Road Less Traveled Financial Stocks

After the crisis of 2008, many financial companies were undervalued. You could make good money holding a bunch of well-known names. It is tougher now after a prolonged up market. Although you still see big companies like Goldman Sachs and asset manager Legg Mason in portfolios, there is a move to look elsewhere for the next financial trade.

Such as among fund administrators. After losing assets and revenues in 2009, administrators have been recovering.  The idea is that with investors pushing for funds to have outside administrators, demand for administrator services is bound to grow.

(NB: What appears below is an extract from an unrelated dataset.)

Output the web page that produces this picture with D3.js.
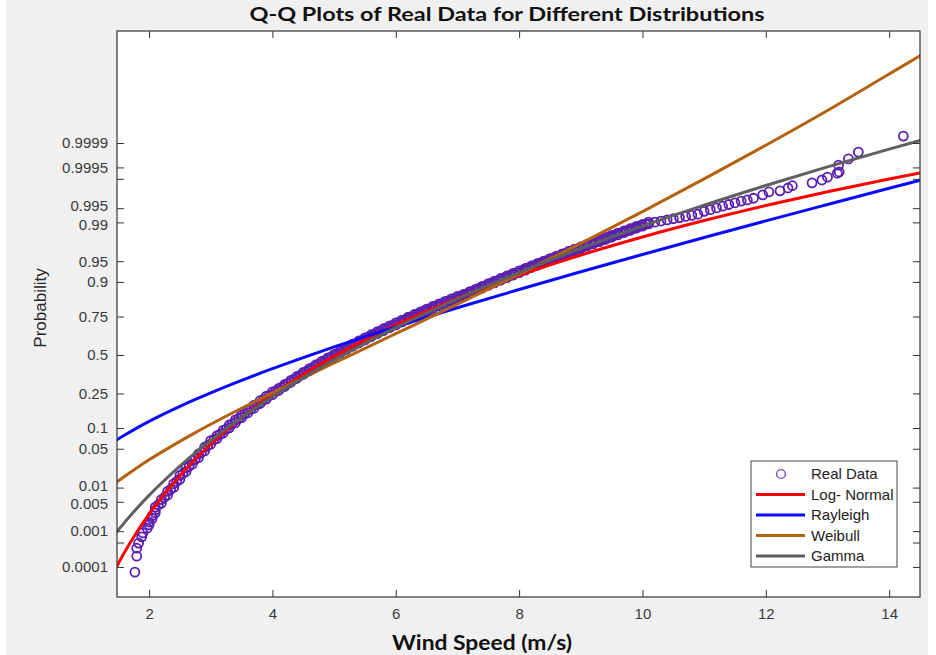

But major administrators are privately held, so there isn’t a lot of choice for investors in public markets. GlobeOp is one administrator that is listed (on the London Stock Exchange, where it recently applied to sell additional shares).

GlobeOp does not look cheap. On the other hand, it is seen as an enterprising firm that can take advantage of new synergies. A few months ago GlobeOp introduced an index series on capital movements based on subscription and redemption data for the $167 billion in assets it administers—8% to 10% of the worldwide hedge fund industry.

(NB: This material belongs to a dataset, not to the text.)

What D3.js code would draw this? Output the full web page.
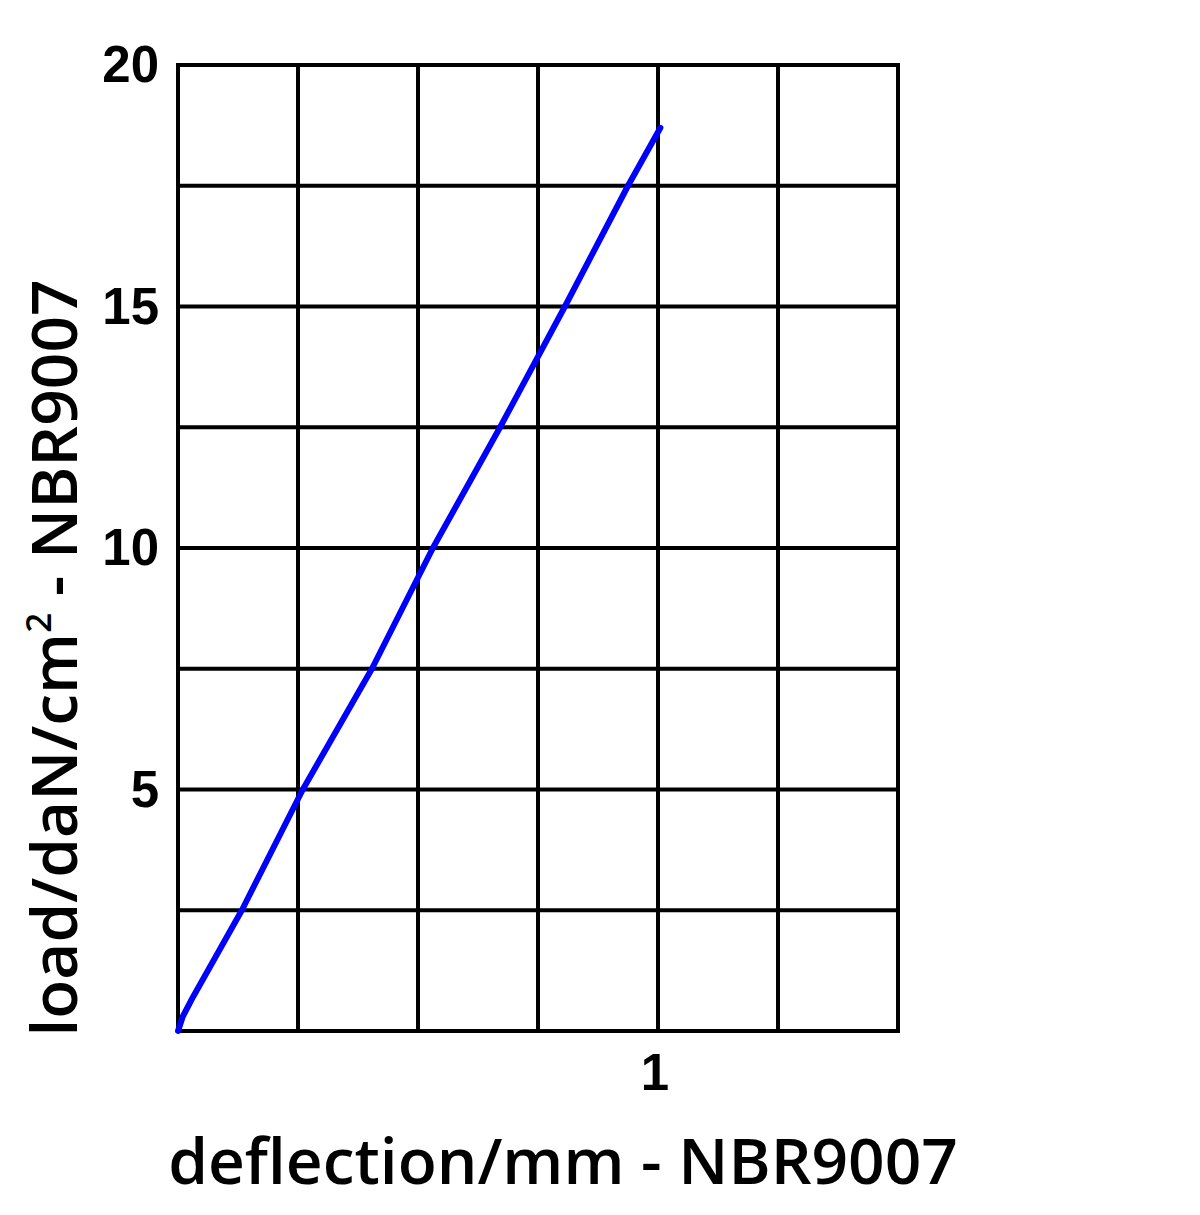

There may also be other ways of using administrator platforms, potential synergies with benefits for clients that can increase revenues, an investor says.

Certain asset managers may be good buys. Blackstone – which remains below the peaks that followed its 2007 IPO  – is the kind of less widely held stock that could have an upside for those who want to diversify away from the financial mainstays. While its private equity business catches attention, the hedge fund business has grown substantially.

Some funds continue to buy Goldman Sachs, despite the government scrutiny it faces and the much talked-about decline in the share price this year.  One fund that holds Goldman is unexpected: Winton Capital, not a stock trader but one of the largest commodity trading advisors.